I’ve often heard that when our ancestors butchered a hog that they used everything but the squeal. But how about a cow? The following instructions to the housewife explain how to use the offal [organ meats] of a beef, and were published in an 1864 Country Gentleman magazine.
The gall should be emptied into a clean bottle. It is a good application for bruises cuts or sores.
The rennet [the beef’s fourth stomach] should be emptied, washed clean in cold water, wiped dry, salted heavily, rolled up tightly, sewed up in a thick cloth and hung in a dark, dry, cool place, ready for cheese making.
The liver and kidneys are used for broiling, stewing or frying. Slice the liver and use it as desired. The kidneys should be split and soaked in water for an hour or so before cooking.
The heart, after the ventricles are removed, should be soaked in clean water overnight. It may then be stewed, or stuffed and roasted as a fowl, or prepared with the tongue as mince-meat, or smoked and used as a relish.
The tongue should be washed clean and wiped dry, then rubbed with a mixture of nutmeg, all-spice, cloves, salt-petre, brown sugar and salt, mixed together. Rub the tongue with this mixture every morning for ten days, hang up and smoke until tolerably dry, then wrap in coarse paper and lay in a cool, dry place.
Tripe. [The muscular inner lining of the first and second, and sometimes third, stomachs of a ruminant animal] The tripe should be cut open while warm, emptied, washed well, and spread out so the inner surface may be covered over thickly with strong lime. The slimy inner coating may then be scraped off with the back of a knife. It should then be washed repeatedly and put into moderate salt water until wanted for cooking, before which it must be soaked some hours in fresh water.
The feet can be prepared two ways. If to be used for jelly, it will make a much larger yield if scalded and scraped clean of hair. The easier way is to have them skinned perfectly, soak for awhile and scrub as clean as possible, and soak them for a night or until you wish to use them. Boil until the hoof will slip off and every bone drop out. Chop up the meat and mold in dishes about two inches deep with no seasoning but salt. When cold keep these cakes in strong vinegar until used. Sliced one-half inch thick, dipped in a nice butter and fried, we know of no better breakfast dish. If you wish to use the gelatin from the feet, do not use salt in the water in which they are boiled.
Suet. [the hard white fat on the kidneys and loins of cattle] Reserve as much as you wish to keep for scuffles [scuffles are crescent shaped, rolled up thin dough cookies coated with sugar and cinnamon]–wrap it in clean paper and bury it in your meal tub [I’m not sure what is meant by ‘your meal tub,’ unless it was a container of corn meal]. When to be used it is sliced fine and freed from strings. The housewives of a Shaker society, in whose houses I have been received hospitably, use beef suet for all purposes that usually require lard, as their religious scruples prevent them the use of swine in any form.
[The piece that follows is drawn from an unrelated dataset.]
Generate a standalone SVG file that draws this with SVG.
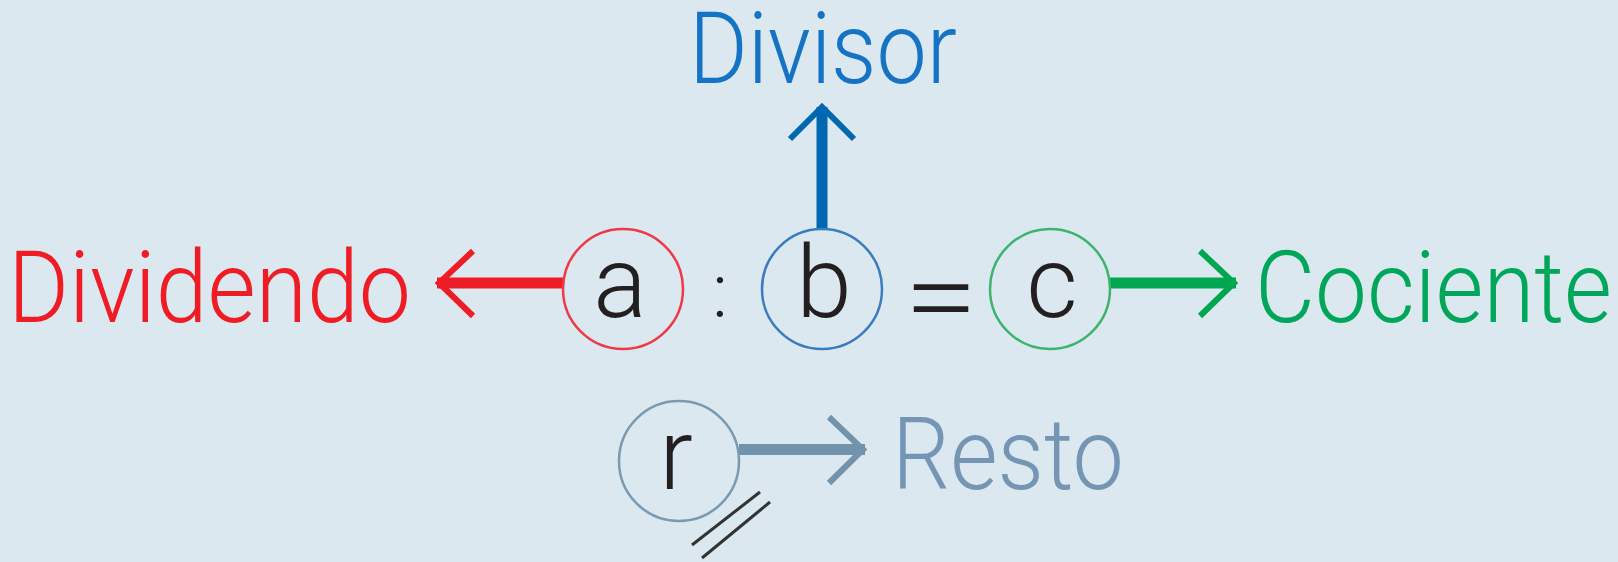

It is rendered up just like lard, and their exquisite breads, nice pies, etc. are all prepared with beef suet. [and you thought only birds ate suet; I recall when I was a kid my mother would, whenever Dad butchered a beef, make a steamed suet pudding and serve it with hot lemon sauce–mmm, delicious!]
Bologna Sausage may be made of any good lean parts of beef. Chop 4 pounds of beef, 2 lbs. Of fresh lean pork, and two pounds of suet free from strings. Mix thoroughly and season with two ounces of salt and as much powdered pepper and cloves as suits your taste. Stuff mixture into sausage skins nicely prepared. Boil and then smoke well.
Tallow. The strippings from the intestines and any suet not wanted for cooking should be cut up small and put into a kettle in which some tallow has been first melted to prevent burning. Stew moderately until the cracklings are brown and crisp. Strain it off into vessels to mold, or into a keg for market.
When Dad butchered a cow back in the 1940s, the gall, rennet, tripe and feet were never saved, nor was there any use for the tallow. I don’t recall that the heart, liver, kidneys or tongue were used either, although they may have been, perhaps in ground beef. Mom was a city girl and there were some things she balked at, although Dad probably had eaten that stuff growing up on the farm. Unlike many folks, I like liver, and I’ve eaten both heart and tongue, although it didn’t much impress me.
Today’s housewives have it easy, as trip to the supermarket meat case yields just about any cut of meat they might require, neatly packaged and ready to use without a lot of preparatory work.
And some folks say “those were the good old days!”